Multilingual Representation Learning

  • Course code: COMP 598 002(Winter 2025)
  • Instructors:
  • Classroom: McConnell Engineering Building 103
  • Time: Tuesdays & Thursday, 10:05am – 11:25am
  • Links: Course web page

Description

This course is a seminar-style course that focuses on advances in multilingual representation learning and how to scale language technologies to many languages of the world including high-resource languages (e.g. English and French), mid-resource languages (e.g. Indonesia and Swahili) and low-resource languages (e.g. Wolof and Quechua) , and some multimodal applications to images and speech. In the first four lectures, I will provide an overview of multilingual NLP, text embedding models, cross-lingual transfer learning and open problems in NLP.

Prerequisites

One of the following McGill courses: Natural Language Processing (COMP 550), Natural Language Understanding with Deep Learning (COMP 545), Applied Machine Learning (COMP 551), or a relevant NLP course at other universities. If you are unsure, email me.

Grading (tentative)

This is a demanding course in terms of participation and projects. All deadlines start after the Add/Drop deadline (Tuesday January 14, 2025)

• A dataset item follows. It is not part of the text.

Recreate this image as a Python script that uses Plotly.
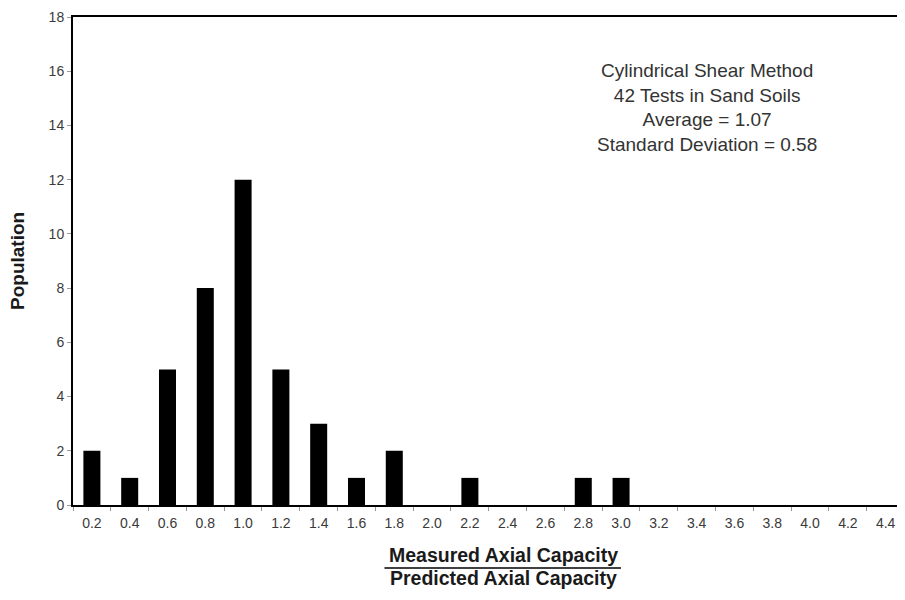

● Reading and Reviewing papers: (20%): You are expected to submit technical reviews (conference style reviews) for one of the paper prior to each class on MyCourses. You will submit 8 such reviews.

● Presenting papers in class (20%): After the first few lectures, each student should form a group of two for joint presentation. Not on the same topic you wrote a technical review for. 

● Leading paper discussions in a class (10%): Sign up as panelists for at least twice to critically analyze the presented papers.

● In-class Project Proposal presentation (5%): To get quick feedback on your proposed project. 

● Project (40%):  You will do a project in groups of two. This involves

    Literature review (10%)

    Baselines (5%)

    Final paper with new experiments and code submission (15%)

    Final presentation at the end of term (10%)

● Class participation (5%): how engaged in the lectures you are (asking questions during the lectures, coming to office hours etc).